Day 7 of COP 14: 7th December 2008
I returned to the UK yesterday as COP 14 reached the half way stage. I will continue to blog through this week, relying in part on webcasts but mainly on reports from colleagues who are there for the second week. Oxford’s term has finished and a significant contingent arrived on Friday and Saturday – just in time (by chance I am sure) for two NGO parties on Friday and Saturday.

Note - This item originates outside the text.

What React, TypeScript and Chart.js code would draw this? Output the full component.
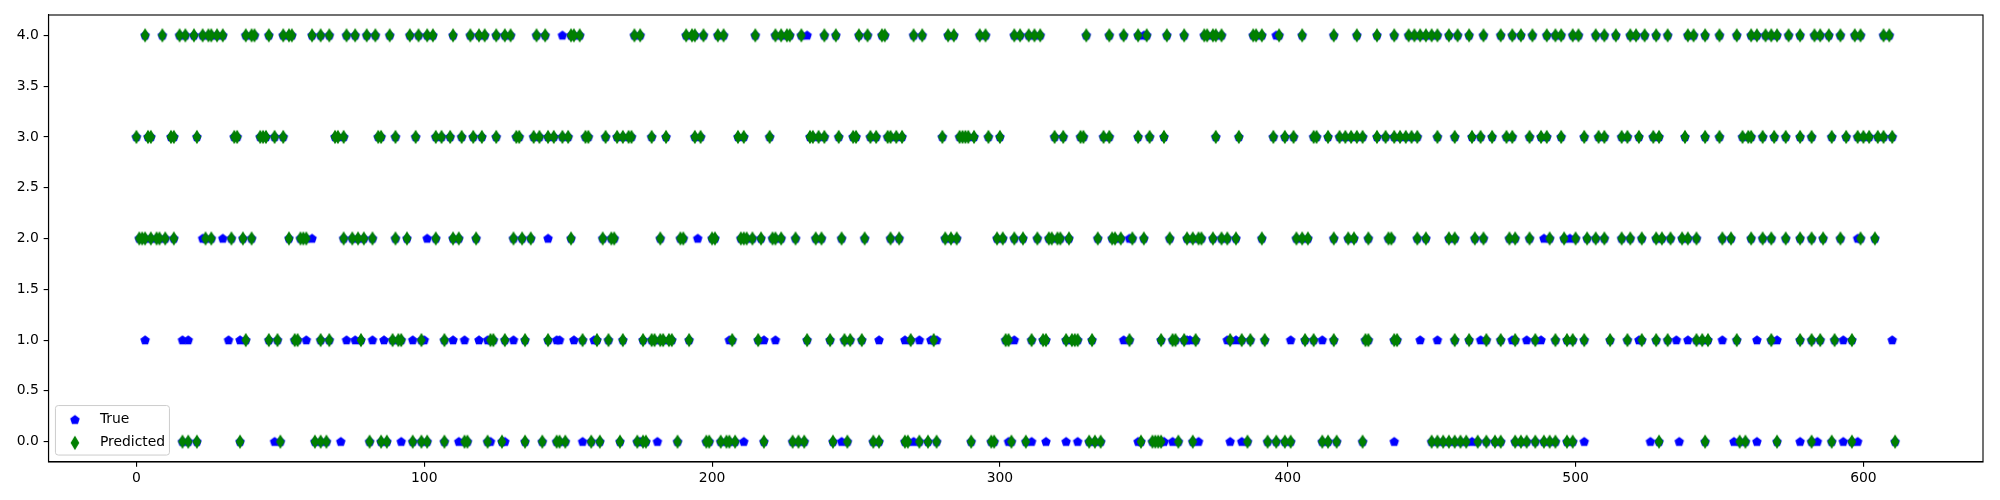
import React, { useEffect, useRef } from "react";
import { Chart, registerables } from "chart.js";

Chart.register(...registerables);

// x positions (sample index) of the "Predicted" markers in each class row
const pred4 = [3, 9, 15, 17, 20, 23, 25, 26, 28, 30, 38, 40, 41, 46, 51, 53, 54, 61, 64, 67, 73, 76, 80, 83, 88, 95, 98, 101, 103, 110, 116, 119, 121, 125, 128, 130, 139, 142, 151, 152, 154, 173, 175, 191, 193, 194, 197, 202, 204, 215, 222, 224, 226, 227, 231, 239, 243, 251, 254, 259, 260, 270, 273, 282, 284, 293, 295, 305, 307, 310, 312, 314, 330, 338, 343, 348, 351, 358, 364, 371, 372, 374, 375, 377, 388, 389, 391, 397, 405,
  416, 424, 431, 437, 442, 444, 446, 448, 450, 452, 456, 459, 463, 468, 474, 478, 481, 485, 490, 493, 495, 499, 501, 507, 510, 514, 519, 521, 524, 528, 532, 539, 541, 545, 550, 556, 561, 563, 566, 568, 570, 574, 578, 583, 585, 588, 592, 597, 599, 607, 609];
const pred3 = [0, 4, 5, 12, 13, 21, 34, 35, 43, 44, 45, 48, 51, 69, 70, 72, 84, 85, 90, 97, 104, 106, 109, 113, 117, 120, 125, 132, 133, 138, 140, 143, 145, 148, 150, 156, 157, 163, 167, 169, 171, 172, 179, 184, 194, 196, 209, 211, 220, 234, 235, 237, 239, 244, 249, 250, 255, 257, 261, 262, 264, 266, 280, 286, 287, 288, 289, 291, 296, 300, 319, 322, 328, 329, 336, 338, 348, 352, 357, 375, 383, 395, 399, 402, 409, 410,
  414, 418, 420, 422, 424, 426, 431, 434, 437, 439, 441, 443, 445, 452, 458, 464, 467, 471, 476, 478, 484, 488, 490, 495, 503, 508, 510, 516, 518, 522, 527, 529, 538, 545, 550, 558, 560, 561, 565, 569, 573, 578, 582, 589, 594, 598, 600, 602, 605, 607, 610];
const pred2 = [1, 2, 3, 5, 7, 8, 10, 13, 24, 26, 33, 37, 40, 53, 57, 58, 59, 72, 75, 77, 79, 82, 90, 94, 104, 110, 112, 118, 131, 134, 137, 151, 162, 165, 166, 182, 189, 190, 200, 201, 210, 211, 212, 214, 217, 221, 222, 224, 229, 236, 238, 245, 253, 262, 265, 281, 283, 285, 299, 301, 305, 308, 313, 317, 318, 320, 321, 324, 334, 339, 340, 342, 346, 350, 359, 365, 367, 369, 370, 374, 377, 379, 382, 391, 403, 405, 407,
  416, 421, 423, 428, 435, 436, 445, 448, 456, 458, 465, 468, 477, 479, 484, 491, 496, 500, 504, 507, 510, 516, 519, 523, 528, 530, 533, 537, 539, 542, 551, 554, 561, 565, 568, 573, 578, 582, 586, 592, 599, 604];
const pred1 = [38, 46, 49, 55, 56, 64, 67, 78, 89, 91, 92, 99, 107, 123, 124, 128, 135, 143, 155, 160, 164, 169, 176, 179, 180, 182, 183, 185, 186, 192, 207, 216, 233, 241, 246, 248, 252, 269, 277, 302, 303, 311, 315, 316, 323, 325, 326, 327, 332, 345, 356, 360, 361, 364, 368, 380, 384, 387, 392, 406, 409,
  416, 427, 428, 437, 438, 458, 463, 469, 474, 479, 486, 493, 497, 499, 503, 512, 518, 523, 528, 532, 542, 544, 546, 556, 568, 578, 582, 585, 590, 596];
const pred0 = [16, 18, 21, 36, 50, 62, 64, 66, 81, 85, 87, 96, 99, 101, 107, 114, 115, 122, 127, 135, 141, 146, 147, 149, 158, 161, 168, 174, 176, 177, 188, 198, 199, 203, 205, 206, 208, 218, 228, 230, 232, 242, 247, 256, 258, 267, 268, 272, 275, 278, 290, 297, 298, 304, 309, 331, 333, 335, 349, 353, 354, 355, 356, 362, 367, 386, 393, 396, 399, 401, 412,
  414, 417, 426, 450, 452, 454, 456, 458, 460, 462, 466, 469, 472, 474, 479, 481, 483, 486, 489, 491, 493, 497, 499, 529, 545, 557, 559, 570, 582, 589, 596, 611];

// x positions where the true class differs from the prediction (blue markers that stay visible)
const true4 = [148, 233, 350, 396];
const true3: number[] = [];
const true2 = [23, 30, 61, 101, 143, 195, 345, 489, 498, 598];
const true1 = [3, 16, 18, 32, 36, 59, 73, 76, 82, 86, 96, 100, 110, 114, 119, 122, 131, 146, 147, 152, 159, 206, 218, 222, 258, 267, 272, 276, 278, 305, 343, 365, 366, 379, 382, 401, 412,
  446, 452, 467, 478, 483, 488, 522, 535, 539, 551, 563, 570, 593, 610];
const true0 = [48, 71, 92, 112, 123, 128, 155, 175, 181, 211, 245, 270, 303, 311, 316, 323, 327, 348, 357, 360, 369, 380, 384,
  437, 464, 503, 526, 536, 555, 563, 578, 584, 593, 598];

const xTicks = [0, 100, 200, 300, 400, 500, 600];
const yTicks = [0, 0.5, 1, 1.5, 2, 2.5, 3, 3.5, 4];
const seriesLabels = ["True", "Predicted"];

const BLUE = "#0000ff";
const GREEN = "#008000";
const FONT = "DejaVu Sans";
const FS = 13.9;

function rowsToPoints(rows: number[][]) {
  const pts: { x: number; y: number }[] = [];
  rows.forEach((xs, cls) => xs.forEach((x) => pts.push({ x, y: cls })));
  return pts;
}

function makePentagon(): HTMLCanvasElement {
  const c = document.createElement("canvas");
  c.width = 12;
  c.height = 12;
  const ctx = c.getContext("2d")!;
  const r = 4.17;
  ctx.beginPath();
  for (let k = 0; k < 5; k++) {
    const a = -Math.PI / 2 + (k * 2 * Math.PI) / 5;
    const px = 6 + r * Math.cos(a);
    const py = 6.3 + r * Math.sin(a);
    if (k === 0) ctx.moveTo(px, py);
    else ctx.lineTo(px, py);
  }
  ctx.closePath();
  ctx.fillStyle = BLUE;
  ctx.fill();
  ctx.lineWidth = 1.39;
  ctx.strokeStyle = BLUE;
  ctx.stroke();
  return c;
}

function makeDiamond(): HTMLCanvasElement {
  const c = document.createElement("canvas");
  c.width = 10;
  c.height = 16;
  const ctx = c.getContext("2d")!;
  const hx = 3.54;
  const hy = 5.9;
  ctx.beginPath();
  ctx.moveTo(5, 8 - hy);
  ctx.lineTo(5 + hx, 8);
  ctx.lineTo(5, 8 + hy);
  ctx.lineTo(5 - hx, 8);
  ctx.closePath();
  ctx.fillStyle = GREEN;
  ctx.fill();
  ctx.lineWidth = 1.39;
  ctx.strokeStyle = GREEN;
  ctx.stroke();
  return c;
}

export default function App() {
  const ref = useRef<HTMLCanvasElement | null>(null);

  useEffect(() => {
    if (!ref.current) return;
    const pent = makePentagon();
    const diam = makeDiamond();
    const predRows = [pred0, pred1, pred2, pred3, pred4];
    const trueRows = [true0, true1, true2, true3, true4];
    // True values coincide with predictions except where the blue markers show
    const truePts = rowsToPoints(predRows).concat(rowsToPoints(trueRows));
    const predPts = rowsToPoints(predRows);

    const framePlugin = {
      id: "frame",
      afterDatasetsDraw(chart: any) {
        const { ctx, chartArea: a } = chart;
        ctx.save();
        ctx.strokeStyle = "#000";
        ctx.lineWidth = 1.11;
        ctx.strokeRect(a.left, a.top, a.right - a.left, a.bottom - a.top);
        ctx.restore();
      },
      afterDraw(chart: any) {
        const { ctx, chartArea: a } = chart;
        const left = a.left + 6.94;
        const w = 114;
        const h = 49.5;
        const bottom = a.bottom - 6.94;
        const top = bottom - h;
        ctx.save();
        ctx.beginPath();
        const r = 2.8;
        ctx.moveTo(left + r, top);
        ctx.lineTo(left + w - r, top);
        ctx.arcTo(left + w, top, left + w, top + r, r);
        ctx.lineTo(left + w, bottom - r);
        ctx.arcTo(left + w, bottom, left + w - r, bottom, r);
        ctx.lineTo(left + r, bottom);
        ctx.arcTo(left, bottom, left, bottom - r, r);
        ctx.lineTo(left, top + r);
        ctx.arcTo(left, top, left + r, top, r);
        ctx.closePath();
        ctx.fillStyle = "rgba(255,255,255,0.8)";
        ctx.fill();
        ctx.strokeStyle = "#cccccc";
        ctx.lineWidth = 1;
        ctx.stroke();
        const hx = left + 5.56 + 13.9;
        const tx = left + 5.56 + 27.8 + 11.1;
        const y1 = top + 5.56 + 8.6;
        const y2 = y1 + 23.1;
        ctx.drawImage(pent, hx - 6, y1 - 6);
        ctx.drawImage(diam, hx - 5, y2 - 8);
        ctx.fillStyle = "#000";
        ctx.font = `${FS}px "${FONT}"`;
        ctx.textBaseline = "middle";
        ctx.textAlign = "left";
        ctx.fillText(seriesLabels[0], tx, y1);
        ctx.fillText(seriesLabels[1], tx, y2);
        ctx.restore();
      },
    };

    const chart = new Chart(ref.current, {
      type: "scatter",
      data: {
        datasets: [
          {
            label: seriesLabels[0],
            data: truePts,
            pointStyle: pent as any,
            pointRadius: 5,
            order: 1,
          },
          {
            label: seriesLabels[1],
            data: predPts,
            pointStyle: diam as any,
            pointRadius: 5,
            order: 0,
          },
        ],
      },
      options: {
        responsive: false,
        animation: false,
        events: [],
        layout: { padding: { top: 15, right: 17, left: 0, bottom: 0 } },
        plugins: { legend: { display: false }, tooltip: { enabled: false } },
        scales: {
          x: {
            type: "linear",
            min: -30.55,
            max: 641.55,
            afterBuildTicks: (s: any) => {
              s.ticks = xTicks.map((v) => ({ value: v }));
            },
            afterFit: (s: any) => {
              s.height = 38;
            },
            ticks: {
              color: "#000",
              font: { family: FONT, size: FS },
              padding: 3,
              maxRotation: 0,
              callback: (v: any) => String(v),
            },
            grid: {
              drawOnChartArea: false,
              drawTicks: true,
              tickLength: 4.86,
              color: "#000",
              lineWidth: 1.11,
            },
            border: { display: true, color: "#000", width: 1.11 },
          },
          y: {
            type: "linear",
            min: -0.2,
            max: 4.2,
            afterBuildTicks: (s: any) => {
              s.ticks = yTicks.map((v) => ({ value: v }));
            },
            afterFit: (s: any) => {
              s.width = 48.5;
            },
            ticks: {
              color: "#000",
              font: { family: FONT, size: FS },
              padding: 4.86,
              callback: (v: any) => Number(v).toFixed(1),
            },
            grid: {
              drawOnChartArea: false,
              drawTicks: true,
              tickLength: 4.86,
              color: "#000",
              lineWidth: 1.11,
            },
            border: { display: true, color: "#000", width: 1.11 },
          },
        },
      },
      plugins: [framePlugin],
    });
    return () => chart.destroy();
  }, []);

  return (
    <div style={{ position: "absolute", left: 0, top: 0, width: 2000, height: 500, background: "#fff" }}>
      <canvas ref={ref} width={2000} height={500} style={{ display: "block" }} />
    </div>
  );
}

On the plane back, I tried to assess whether progress was being made, at this point, with slightly more than half of the conference over. Using the half-full versus half-empty analogy, I think ‘half-empty’ would best characterise where COP 14 has got to so far. There were never great expectations of Poznan, given its role as a staging post to Copenhagen and the disempowering effect of the US presidential vacuum. Even allowing for lowered expectations, there was a growing feeling when I left that inadequate progress was going to be made. Yvo de Boer acknowledged on Thursday that the likelihood of having negotiating text before March was low and, more realistically, that it would be June. Only then will the really difficult negotiations start; and the five remaining months until COP 15 leave an unbelievably short timeline to agree final terms for our post-Kyoto climate regime.
In the RINGO meeting I attended with the COP President, he described Poznan as developing ‘concrete pieces of mosaic for the Copenhagen meeting’. The metaphor works – at least to the extent that until the pieces are all laid out together it is impossible to see the bigger picture. But, according to IISD (International Institute for Sustainable Development) in their excellent daily briefing, one COP veteran sees too little progress to deliver the completed mosaic. “We’re going to have to work hard to salvage this meeting” he said. I’m no veteran, but that fits with my own intuition.